2 years after Dutch lab engineered historic lab-grown hamburger patty, Israeli researchers now developing the first ever lab-grown chicken.
Israeli researchers are in the process of developing the first ever lab-grown chicken, just a few short years after the first lab-grown hamburger was debuted.
The research is being funded by the Modern Agricultural Foundation, a non-profit “working to promote research in the field of cultured meat.”
The foundation’s co-founder, Shir Friedman says she hopes that by the end of 2015, there will be a recipe for how to “culture chicken cells.”
“In the not so distant future we will look back at how we used to raise cows and chickens and put so much effort into getting a small piece of meat,” said Friedman.
Amit Gefen, a bioengineer at Tel Aviv University who is also an expert in tissue engineering, told Reuters that he hopes to produce a whole piece of chicken from a single cell, and allowing that cell to divide and multiply.
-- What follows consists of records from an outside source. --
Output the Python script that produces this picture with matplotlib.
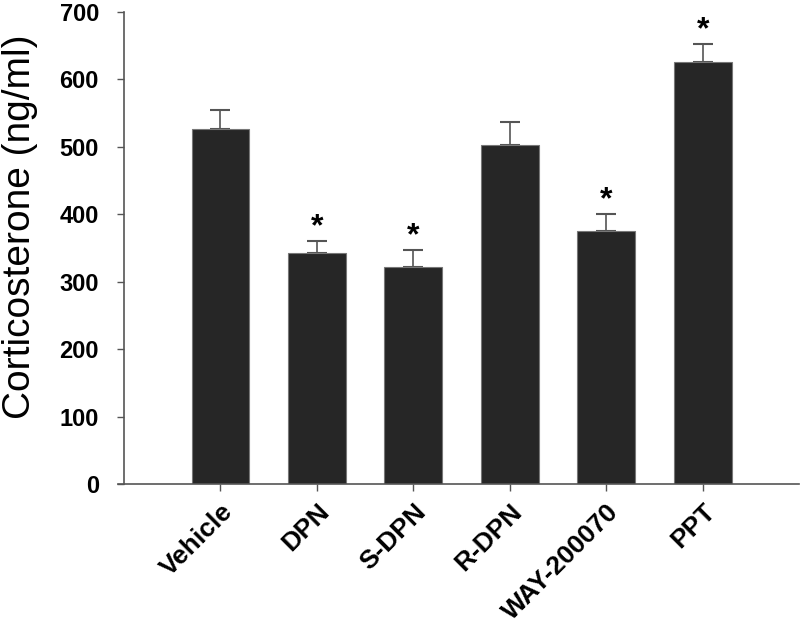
import numpy as np
import matplotlib.pyplot as plt
from matplotlib.transforms import ScaledTranslation

plt.rcParams['font.family'] = ['Liberation Sans', 'DejaVu Sans']

# Data
groups = ["Vehicle", "DPN", "S-DPN", "R-DPN", "WAY-200070", "PPT"]
means = [526, 343, 322, 503, 375, 625]
sem = [29, 18, 25, 33, 25, 28]
significant = [False, True, True, False, True, True]

fig = plt.figure(figsize=(8, 6.25), dpi=100)
ax = fig.add_axes([0.155, 0.2256, 0.844, 0.7554])

x = np.arange(len(groups))
ax.bar(x, means, width=0.6, color='#262626', edgecolor='#777777', linewidth=0.8, zorder=2)
ax.errorbar(x, means, yerr=[np.zeros(len(sem)), sem], fmt='none', ecolor='#555555',
            elinewidth=1.2, capsize=7, capthick=1.5, zorder=1)

for xi, m, s, sig in zip(x, means, sem, significant):
    if sig:
        ax.annotate('*', (xi, m + s), xytext=(0, -1), textcoords='offset points',
                    ha='center', va='bottom', fontsize=23, fontweight='bold')

ax.set_xlim(-1, 6)
ax.set_ylim(0, 700)
ax.set_yticks(np.arange(0, 701, 100))
ax.set_xticks(x)
ax.set_xticklabels(groups, rotation=45, ha='right', rotation_mode='anchor',
                   fontsize=19, fontweight='bold')
shift = ScaledTranslation(10 / 72, 0, fig.dpi_scale_trans)
for lab in ax.get_xticklabels():
    lab.set_transform(lab.get_transform() + shift)
for lab in ax.get_yticklabels():
    lab.set_fontsize(17)
    lab.set_fontweight('bold')
ax.set_ylabel('Corticosterone (ng/ml)', fontsize=28)
ax.yaxis.set_label_coords(-0.127, 0.545)

for side in ['top', 'right']:
    ax.spines[side].set_visible(False)
for side in ['left', 'bottom']:
    ax.spines[side].set_color('#555555')
    ax.spines[side].set_linewidth(1.2)
ax.spines['bottom'].set_bounds(-1.065, 6)
ax.tick_params(direction='out', length=5, width=1, color='#555555')
ax.tick_params(axis='y', pad=13)
ax.tick_params(axis='x', pad=6)

fig.savefig('out.png', dpi=100)
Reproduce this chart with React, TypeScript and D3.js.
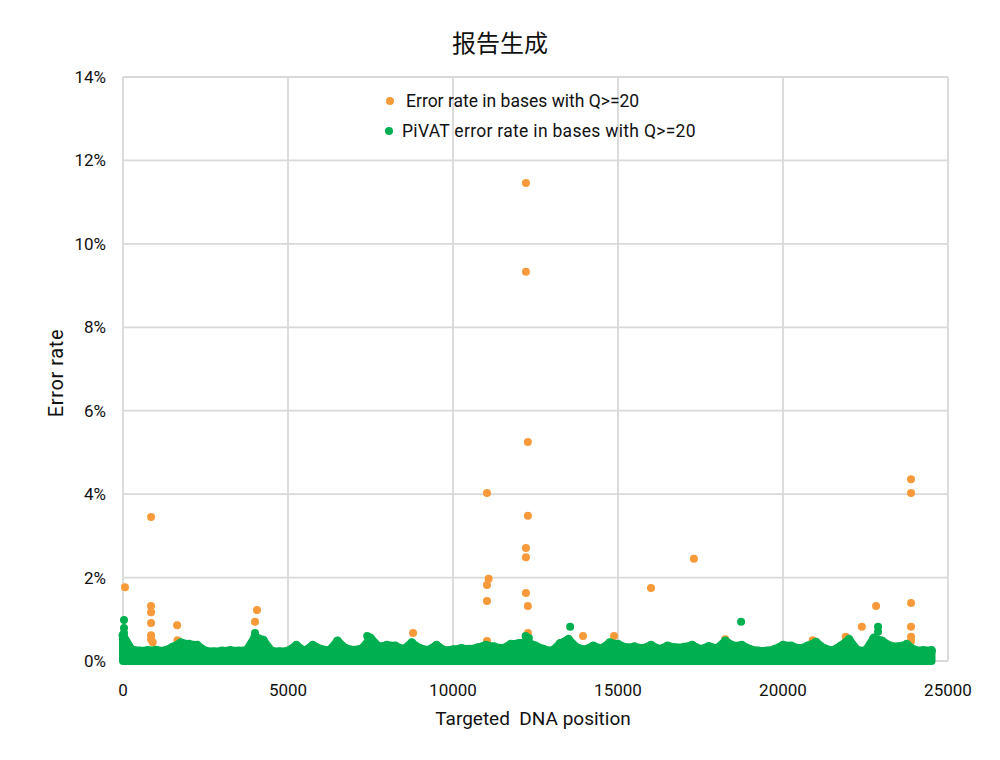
import * as d3 from "d3";

// Error rate (%) of bases with Q>=20, isolated points above the dense band
const orangePos = [60, 850, 850, 850, 850, 850, 850, 1640, 4060, 4000, 8790, 11030, 11030, 11080, 11030, 11030,
  12210, 12210, 12270, 12270, 12210, 12210, 12210, 12270, 12270, 13940, 14880, 16000, 17300, 18250, 22390,
  22820, 23880, 23880, 23880, 23880, 23880, 23880, 900, 1650, 20900, 21900];
const orangeRate = [1.77, 3.45, 1.32, 1.17, 0.91, 0.62, 0.52, 0.86, 1.22, 0.94, 0.67, 4.03, 1.82, 1.97, 1.44, 0.48,
  11.46, 9.33, 5.25, 3.48, 2.71, 2.49, 1.63, 1.32, 0.67, 0.6, 0.6, 1.75, 2.45, 0.52, 0.82,
  1.32, 4.36, 4.03, 1.39, 0.82, 0.58, 0.48, 0.45, 0.5, 0.5, 0.58];

// PiVAT error rate (%), isolated points above the band
const greenPos = [30, 30, 30, 4000, 12200, 12300, 13550, 18730, 22880, 22880, 7400];
const greenRate = [0.98, 0.79, 0.67, 0.67, 0.6, 0.55, 0.82, 0.94, 0.82, 0.7, 0.6];

// Upper edge of the dense PiVAT band (%), sampled every 250 positions
const bandPos = d3.range(0, 24501, 250);
const bandTop = [
  0.62, 0.28, 0.24, 0.25, 0.26, 0.24, 0.33, 0.44, 0.4, 0.38,
  0.24, 0.22, 0.24, 0.25, 0.24, 0.26, 0.58, 0.5, 0.24, 0.22,
  0.24, 0.38, 0.24, 0.38, 0.28, 0.25, 0.48, 0.3, 0.26, 0.3,
  0.55, 0.34, 0.38, 0.36, 0.28, 0.44, 0.3, 0.26, 0.38, 0.25,
  0.27, 0.3, 0.28, 0.32, 0.38, 0.34, 0.3, 0.4, 0.42, 0.45,
  0.36, 0.28, 0.24, 0.42, 0.52, 0.32, 0.27, 0.36, 0.3, 0.44,
  0.4, 0.32, 0.34, 0.3, 0.38, 0.28, 0.36, 0.32, 0.33, 0.38,
  0.28, 0.35, 0.3, 0.48, 0.36, 0.38, 0.28, 0.24, 0.24, 0.28,
  0.38, 0.36, 0.3, 0.36, 0.45, 0.3, 0.25, 0.36, 0.52, 0.26,
  0.24, 0.55, 0.48, 0.36, 0.34, 0.4, 0.26, 0.25, 0.25,
];

const xTicks = [0, 5000, 10000, 15000, 20000, 25000];
const yTicks = [0, 2, 4, 6, 8, 10, 12, 14];

const ORANGE = "#f89a3a";
const GREEN = "#00b050";
const GRID = "#d9d9d9";
const FONT = "Roboto, 'Noto Sans', sans-serif";

const M = { left: 123, right: 948, top: 77, bottom: 661 };

export default function App() {
  const x = d3.scaleLinear().domain([0, 25000]).range([M.left, M.right]);
  const y = d3.scaleLinear().domain([0, 14]).range([M.bottom, M.top]);

  const band = bandPos.map((p, i) => ({ p, v: bandTop[i] }));
  const area = d3
    .area<{ p: number; v: number }>()
    .x((d) => x(d.p))
    .y0(y(0))
    .y1((d) => y(d.v))(band);

  return (
    <div style={{ position: "absolute", left: 0, top: 0 }}>
      <svg width={1000} height={760} style={{ display: "block", background: "#fff" }}>
        <text x={500} y={52} textAnchor="middle" fontSize={24} fontFamily="'Noto Sans CJK SC', sans-serif" fill="#111">
          报告生成
        </text>

        {/* grid */}
        {yTicks.map((t) => (
          <line key={"gy" + t} x1={M.left} x2={M.right} y1={y(t)} y2={y(t)} stroke={GRID} strokeWidth={1.8} />
        ))}
        {xTicks.map((t) => (
          <line key={"gx" + t} x1={x(t)} x2={x(t)} y1={M.top} y2={M.bottom} stroke={GRID} strokeWidth={1.8} />
        ))}

        {/* tick labels */}
        {yTicks.map((t) => (
          <text key={"ly" + t} x={106} y={y(t) + 6} textAnchor="end" fontSize={17} fontFamily={FONT} fill="#111">
            {t}%
          </text>
        ))}
        {xTicks.map((t) => (
          <text key={"lx" + t} x={x(t)} y={696} textAnchor="middle" fontSize={17} fontFamily={FONT} fill="#111">
            {t}
          </text>
        ))}

        {/* axis titles */}
        <text
          transform={`translate(63,${(M.top + M.bottom) / 2 + 4}) rotate(-90)`}
          textAnchor="middle"
          fontSize={20}
          letterSpacing={0.6}
          fontFamily={FONT}
          fill="#111"
        >
          Error rate
        </text>
        <text
          x={533}
          y={725}
          textAnchor="middle"
          fontSize={19}
          fontFamily={FONT}
          fill="#111"
          style={{ whiteSpace: "pre" }}
        >
          {"Targeted  DNA position"}
        </text>

        {/* orange series */}
        {orangePos.map((p, i) => (
          <circle key={"o" + i} cx={x(p)} cy={y(orangeRate[i])} r={4} fill={ORANGE} />
        ))}

        {/* dense green band */}
        <path d={area ?? ""} fill={GREEN} stroke={GREEN} strokeWidth={8} strokeLinejoin="round" />
        {band.map((d, i) => (
          <circle key={"b" + i} cx={x(d.p)} cy={y(d.v)} r={4.5} fill={GREEN} />
        ))}
        {greenPos.map((p, i) => (
          <circle key={"g" + i} cx={x(p)} cy={y(greenRate[i])} r={4} fill={GREEN} />
        ))}

        {/* legend */}
        <circle cx={390} cy={101} r={4} fill={ORANGE} />
        <text x={406} y={107} fontSize={17.5} fontFamily={FONT} fill="#111">
          Error rate in bases with Q&gt;=20
        </text>
        <circle cx={389} cy={131} r={4} fill={GREEN} />
        <text x={402} y={137} fontSize={17.5} letterSpacing={0.3} fontFamily={FONT} fill="#111">
          PiVAT error rate in bases with Q&gt;=20
        </text>
      </svg>
    </div>
  );
}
The research is spurred by concerns that the growing demand for meat is putting unsustainable pressure on the planet, both through the food required for the animals and the methane gas they produce, which contributes to global warming.
Proponents of test tube meat cite a variety of reasons for why it is worth supporting, from animal welfare to the environment and even public health — lab-created meat theoretically carries no risk of disease and does not need to be treated with antibiotics.
Peta, the animal rights group, has been funding research in the United States and has offered a $1 million (750,000 Euros) prize for the first lab to produce and bring to market in-vitro chicken meat.
But the Israeli researcher foresee raising the lab chicken as more difficult than producing the lab-grown burger.
Once the beef patty was created, it was estimated to be worth $300,000.
Sergey Brin, one of Google’s co-founders, was revealed as one of the financial backers of the project.
He said in a video message at the time: “Sometimes when technology comes along, it has the capability to transform how we view our world. I like to look at technology opportunities. When technology seems like it is on the cusp of viability and if it succeeds there, it can be really transformative for the world.”